2017 Latest Caselaw 538 Bom

Citation : 2017 Latest Caselaw 538 Bom
Judgement Date : 7 March, 2017

Bombay High Court
Smt. Bharti Wd/O Rajesh Zade And 2 ... vs Shri Shrawan S/O Mangruji Zade And ... on 7 March, 2017
Bench: V.A. Naik
                                          1


                IN THE HIGH COURT OF JUDICATURE AT BOMBAY,

                        NAGPUR BENCH : NAGPUR



Family Court Appeal No. 178 of 2014



Appellants :            1.  Smt Bharti wd/o Rajesh Zade, aged about 29

                        years, Occ: Household

                        2. Ku Ishika d/o Rajesh Zade, aged about 9 years,

                        Occ: Education

                        3. Ku Vaishali d/o Rajesh Zade, aged about 6 

                        years, Occ: Education

                        Nos. 2 and 3 being minor, through their natural 

                        guardian-mother, appellant no. 1 Smt Bharti.

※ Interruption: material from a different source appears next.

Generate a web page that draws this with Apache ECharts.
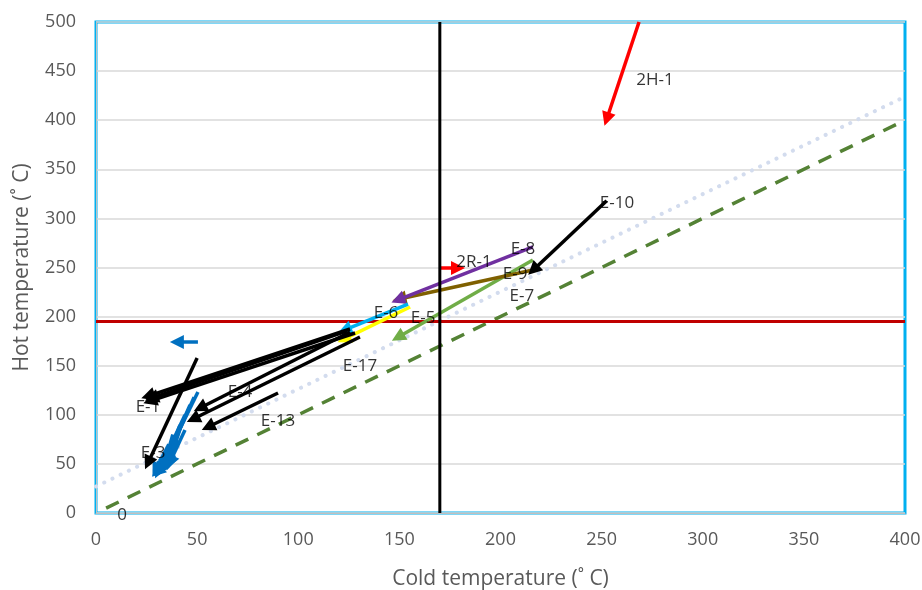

                        All residents of c/o Shri Maroti Patil, 37, Vrindawan

                        Nagar, Nandanwan, Nagpur-440009

                        versus

Respondents :           1.  Shrawan s/o Mangruji Zade, aged about 65

                        years, Occ: retired/business

                        2. Sau Kusum w/o Shrawan Zade, aged about 

                        61 years, Occ: Household,

                        Both residents of 1069, Near Dada Saheb Thakre

                        High School, Ashirwad Nagar, Nagpur




    ::: Uploaded on - 15/03/2017                       ::: Downloaded on - 27/08/2017 19:07:54 :::
                                           2




Shri S. R. Bhongade, Advocate for appellants 

Smt R.D. Raskar, Advocate for respondents 

                                   --------

Family Court Appeal No. 179 of 2014

Appellant : Shrawan Mangruji Zade, aged about 65 years,

resident of 1069, Near Dadasaheb Thakre High

School, Aashirwad Nagar, Nagpur

versus

Respondents: 1. Smt Bharti wd/o Rajesh Zade, aged about 29

years, Occ: Household

2. Ku Ishika d/o Rajesh Zade, aged about 9 years,

Occ: Education

3. Ku Vaishali d/o Rajesh Zade, aged about 6

years, Occ: Education

Nos. 2 and 3 being minor, through their natural

guardian-mother, appellant no. 1 Smt Bharti.

All residents of c/o Shri Maroti Patil, 37, Vrindawan

Nagar, Nandanwan, Nagpur-440009

Smt R. D. Raskar, Advocate for appellant

Shri S. R. Bhongade, Advocate for respondents

Coram : Smt Vasanti A Naik And V. M. Deshpande, JJ

Dated : 7th March 2017

Oral Judgment (Per Smt Vasanti A Naik, J)

Since these appeals arise from the judgment of the Family

Court dated 14th July 2011 and the parties to the appeals are the same,

they are heard together and are decided by this common judgment.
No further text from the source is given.